======== Dataset content ========

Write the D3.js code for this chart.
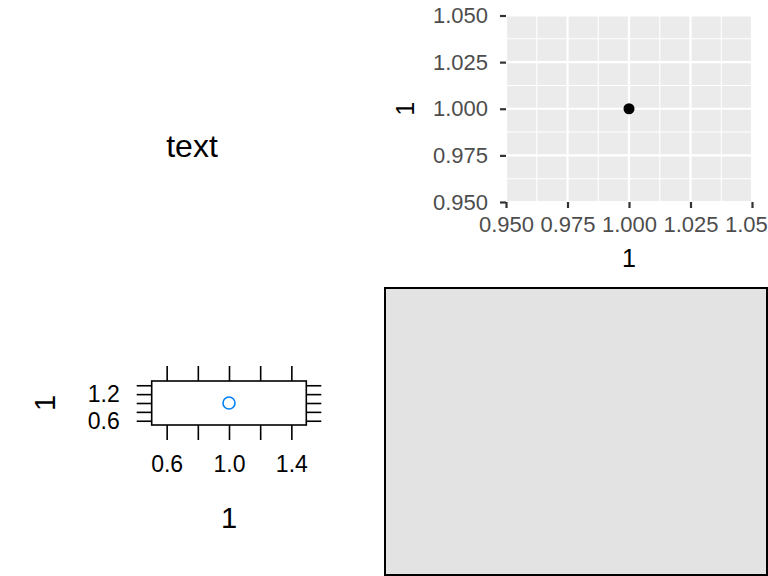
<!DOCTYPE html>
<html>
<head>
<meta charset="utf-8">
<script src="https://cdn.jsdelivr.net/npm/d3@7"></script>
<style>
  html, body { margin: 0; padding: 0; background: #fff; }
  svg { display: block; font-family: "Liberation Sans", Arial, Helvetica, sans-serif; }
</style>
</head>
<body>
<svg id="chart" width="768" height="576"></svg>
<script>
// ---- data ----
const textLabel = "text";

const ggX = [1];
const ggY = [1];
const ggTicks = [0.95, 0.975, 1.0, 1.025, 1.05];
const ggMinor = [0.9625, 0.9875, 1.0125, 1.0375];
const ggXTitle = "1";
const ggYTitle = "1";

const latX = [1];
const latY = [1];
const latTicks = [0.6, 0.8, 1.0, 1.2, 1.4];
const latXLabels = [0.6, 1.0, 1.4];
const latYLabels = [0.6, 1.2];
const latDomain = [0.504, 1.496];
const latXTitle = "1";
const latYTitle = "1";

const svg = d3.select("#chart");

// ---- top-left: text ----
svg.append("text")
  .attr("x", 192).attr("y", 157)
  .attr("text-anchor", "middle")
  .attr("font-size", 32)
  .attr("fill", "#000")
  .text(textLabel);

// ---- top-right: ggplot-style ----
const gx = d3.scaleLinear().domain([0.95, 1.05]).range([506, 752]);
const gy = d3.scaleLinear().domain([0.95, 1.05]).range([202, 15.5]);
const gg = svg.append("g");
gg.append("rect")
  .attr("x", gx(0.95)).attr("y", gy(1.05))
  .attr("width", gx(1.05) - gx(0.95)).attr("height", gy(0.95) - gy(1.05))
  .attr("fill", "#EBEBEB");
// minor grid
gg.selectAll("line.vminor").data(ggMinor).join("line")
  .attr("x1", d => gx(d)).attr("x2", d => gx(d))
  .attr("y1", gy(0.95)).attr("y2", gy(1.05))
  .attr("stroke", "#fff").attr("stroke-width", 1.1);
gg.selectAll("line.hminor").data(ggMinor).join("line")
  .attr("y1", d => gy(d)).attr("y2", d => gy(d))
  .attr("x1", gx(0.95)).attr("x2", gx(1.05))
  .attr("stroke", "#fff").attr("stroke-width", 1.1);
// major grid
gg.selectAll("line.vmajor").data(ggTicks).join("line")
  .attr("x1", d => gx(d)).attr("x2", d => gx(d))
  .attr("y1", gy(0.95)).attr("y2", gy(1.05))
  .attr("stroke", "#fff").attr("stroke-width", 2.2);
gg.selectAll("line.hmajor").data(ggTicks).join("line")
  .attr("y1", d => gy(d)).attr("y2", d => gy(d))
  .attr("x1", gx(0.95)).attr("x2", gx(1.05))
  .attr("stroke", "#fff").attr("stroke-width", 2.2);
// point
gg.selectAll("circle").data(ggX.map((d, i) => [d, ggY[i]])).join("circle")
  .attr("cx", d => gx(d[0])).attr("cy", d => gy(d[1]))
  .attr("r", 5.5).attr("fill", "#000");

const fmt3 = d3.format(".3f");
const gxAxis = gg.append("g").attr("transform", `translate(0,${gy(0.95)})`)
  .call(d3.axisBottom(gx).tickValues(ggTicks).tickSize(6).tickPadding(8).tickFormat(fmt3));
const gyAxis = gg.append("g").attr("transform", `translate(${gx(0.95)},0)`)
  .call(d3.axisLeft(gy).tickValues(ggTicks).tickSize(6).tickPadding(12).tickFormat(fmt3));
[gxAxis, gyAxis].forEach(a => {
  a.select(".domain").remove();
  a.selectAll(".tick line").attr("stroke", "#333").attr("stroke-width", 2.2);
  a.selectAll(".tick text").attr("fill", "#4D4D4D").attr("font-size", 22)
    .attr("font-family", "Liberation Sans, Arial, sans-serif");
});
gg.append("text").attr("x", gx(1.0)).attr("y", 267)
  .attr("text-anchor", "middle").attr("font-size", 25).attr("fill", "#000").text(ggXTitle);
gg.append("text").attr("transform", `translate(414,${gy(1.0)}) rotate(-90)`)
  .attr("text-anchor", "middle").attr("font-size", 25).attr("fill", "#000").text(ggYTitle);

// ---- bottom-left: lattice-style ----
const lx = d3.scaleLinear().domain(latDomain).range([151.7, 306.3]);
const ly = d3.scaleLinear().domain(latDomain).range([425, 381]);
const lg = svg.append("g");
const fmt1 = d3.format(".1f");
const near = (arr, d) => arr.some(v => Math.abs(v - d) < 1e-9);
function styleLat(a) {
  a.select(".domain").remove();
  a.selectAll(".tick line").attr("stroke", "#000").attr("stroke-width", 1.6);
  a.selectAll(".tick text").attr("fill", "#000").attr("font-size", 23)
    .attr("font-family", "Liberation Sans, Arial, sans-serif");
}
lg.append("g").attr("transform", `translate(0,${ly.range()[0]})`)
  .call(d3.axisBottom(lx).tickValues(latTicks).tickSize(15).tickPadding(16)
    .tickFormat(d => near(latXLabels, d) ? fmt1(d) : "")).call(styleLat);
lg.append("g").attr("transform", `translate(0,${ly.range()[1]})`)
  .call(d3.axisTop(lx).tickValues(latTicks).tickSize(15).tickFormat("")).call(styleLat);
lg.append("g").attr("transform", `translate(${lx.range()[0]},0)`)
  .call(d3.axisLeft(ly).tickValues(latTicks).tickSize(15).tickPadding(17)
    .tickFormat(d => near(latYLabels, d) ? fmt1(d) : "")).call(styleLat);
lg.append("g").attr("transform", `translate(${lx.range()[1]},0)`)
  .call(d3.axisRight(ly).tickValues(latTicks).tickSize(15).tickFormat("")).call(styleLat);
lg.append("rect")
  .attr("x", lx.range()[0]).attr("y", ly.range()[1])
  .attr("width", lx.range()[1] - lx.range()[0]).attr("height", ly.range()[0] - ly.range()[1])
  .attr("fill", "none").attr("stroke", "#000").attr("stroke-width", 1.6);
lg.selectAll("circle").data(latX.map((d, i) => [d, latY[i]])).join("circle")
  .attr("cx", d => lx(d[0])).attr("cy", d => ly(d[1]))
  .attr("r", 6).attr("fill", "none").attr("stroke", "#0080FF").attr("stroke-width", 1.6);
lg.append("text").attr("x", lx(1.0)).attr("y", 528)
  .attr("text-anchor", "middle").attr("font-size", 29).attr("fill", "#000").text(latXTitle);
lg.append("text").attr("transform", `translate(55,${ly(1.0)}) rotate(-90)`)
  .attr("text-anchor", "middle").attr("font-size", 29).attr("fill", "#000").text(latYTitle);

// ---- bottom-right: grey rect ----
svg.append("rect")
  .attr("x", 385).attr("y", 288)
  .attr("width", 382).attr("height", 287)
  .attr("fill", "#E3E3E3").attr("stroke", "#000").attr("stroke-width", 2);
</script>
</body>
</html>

========

→ Task brief
Which lines hold the word "chart"? Copy every one of them.

→ Result
Write the D3.js code for this chart.
<svg id="chart" width="768" height="576"></svg>
const svg = d3.select("#chart");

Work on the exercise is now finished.